The hottest, most debated question in securities regulation at present is whether (or to what extent) the SEC can escape the reach of the U.S. Supreme Court’s decision in West Virginia v. EPA, 142 S. Ct. 2587 (2022). Decided on the last day of the Court’s term, that decision interpreted the “Major Question Doctrine” (or MQD) to bar the EPA from adopting regulations that “effected a fundamental revision of the statute.” Does the MQD apply as well to the SEC and its attempt to require greatly enhanced climate-related disclosures? This column will suggest that the SEC can outflank that doctrine, but only if it is careful.
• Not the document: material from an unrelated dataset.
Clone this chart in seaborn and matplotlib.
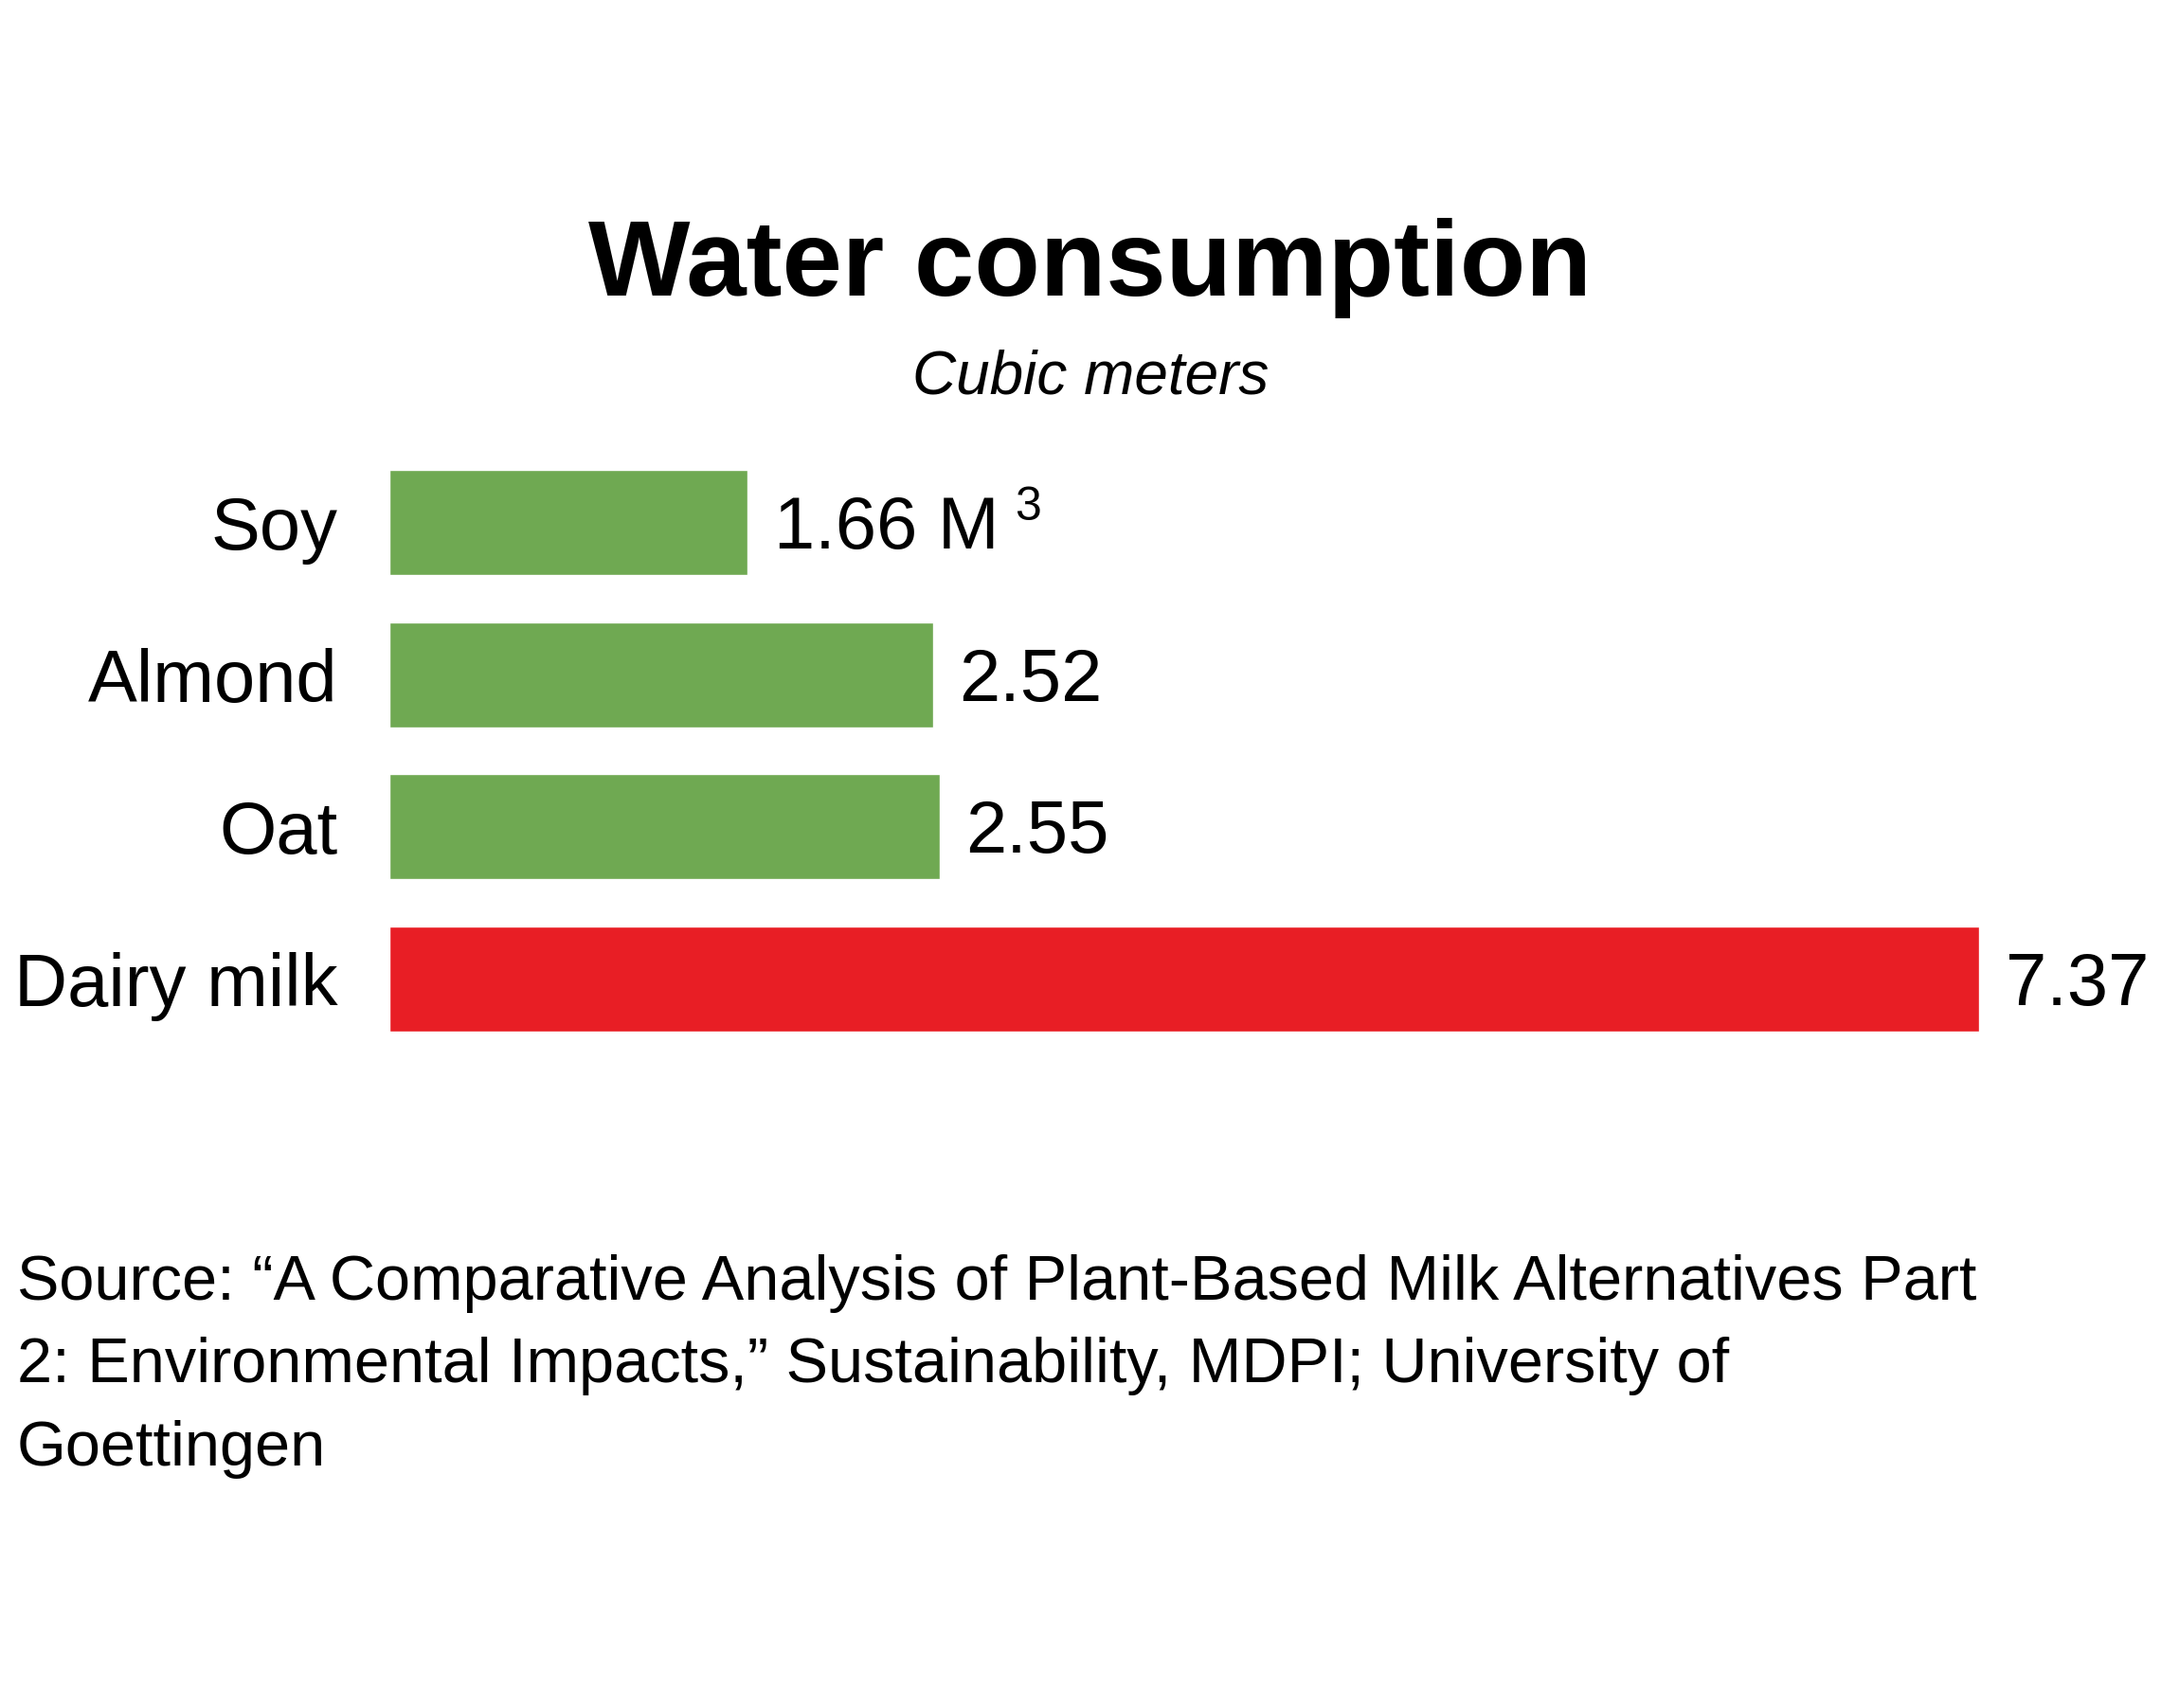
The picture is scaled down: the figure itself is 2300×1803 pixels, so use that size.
import matplotlib
matplotlib.use("Agg")
import matplotlib.pyplot as plt
import seaborn as sns

# values
categories = ["Soy", "Almond", "Oat", "Dairy milk"]
water_m3 = [1.66, 2.52, 2.55, 7.37]
value_labels = ["1.66 M", "2.52", "2.55", "7.37"]
bar_colors = ["#6fa952", "#6fa952", "#6fa952", "#e81e25"]

title = "Water consumption"
subtitle = "Cubic meters"
source = ("Source: \u201cA Comparative Analysis of Plant-Based Milk Alternatives Part\n"
          "2: Environmental Impacts,\u201d Sustainability, MDPI; University of\n"
          "Goettingen")

sns.set_style("white")
plt.rcParams["font.family"] = ["Liberation Sans", "DejaVu Sans"]
plt.rcParams["text.color"] = "black"
plt.rcParams["ytick.color"] = "black"
plt.rcParams["ytick.labelcolor"] = "black"

fig = plt.figure(figsize=(23, 18.03), dpi=100)
ax = fig.add_axes([0.1787, 0.3821, 0.7296, 0.3567])

sns.barplot(x=water_m3, y=categories, hue=categories, palette=bar_colors,
            legend=False, width=0.69, saturation=1, ax=ax)

ax.set_xlim(0, 7.37)
ax.set_ylim(3.5, -0.5)
ax.set_xticks([])
ax.set_xlabel("")
ax.set_ylabel("")
ax.tick_params(axis="y", length=0, pad=39, labelsize=56, labelcolor="black")
sns.despine(ax=ax, left=True, bottom=True)

# value labels at the end of each bar
anns = []
for cont, lbl in zip(ax.containers, value_labels):
    bar = cont[0]
    anns.append(ax.annotate(lbl, xy=(bar.get_width(), bar.get_y() + bar.get_height() / 2),
                            xytext=(20, -5), textcoords="offset points",
                            ha="left", va="center", fontsize=56, color="black",
                            annotation_clip=False))

# superscript 3 after "1.66 M"
ax.annotate("3", xy=(1, 1), xycoords=anns[0], xytext=(12, 6),
            textcoords="offset points", fontsize=36, ha="left", va="top",
            color="black", annotation_clip=False)

fig.text(0.5004, 0.827, title, ha="center", va="baseline",
         fontsize=82, fontweight="bold")
fig.text(0.5004, 0.7698, subtitle, ha="center", va="baseline",
         fontsize=46, style="italic")
fig.text(0.0078, 0.2657, source, ha="left", va="top", fontsize=48,
         linespacing=1.53)

fig.savefig("out.png", dpi=100, facecolor="white")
The MQD can be analyzed on several levels. On the level of statutory construction, the case for the SEC is much stronger than it was for the EPA in West Virginia. The EPA was relying on a single opaque phrase—“best system of emission reduction” (or BSER), which is set forth in §111(d) of the Clean Air Act and had not been previously interpreted to give the EPA the authority it now claimed. As Justice Scalia said 20 years earlier, Congress “does not … hide elephants in mouseholes.” See Whitman v. American Trucking Ass’n, 531 U.S. 457, 468 (2001). It was but a small step from that position to the Court saying in West Virginia v. EPA:

“Nor does Congress typically use oblique or elliptical language to empower an agency to make a ‘radical or fundamental change’ to a statutory scheme.”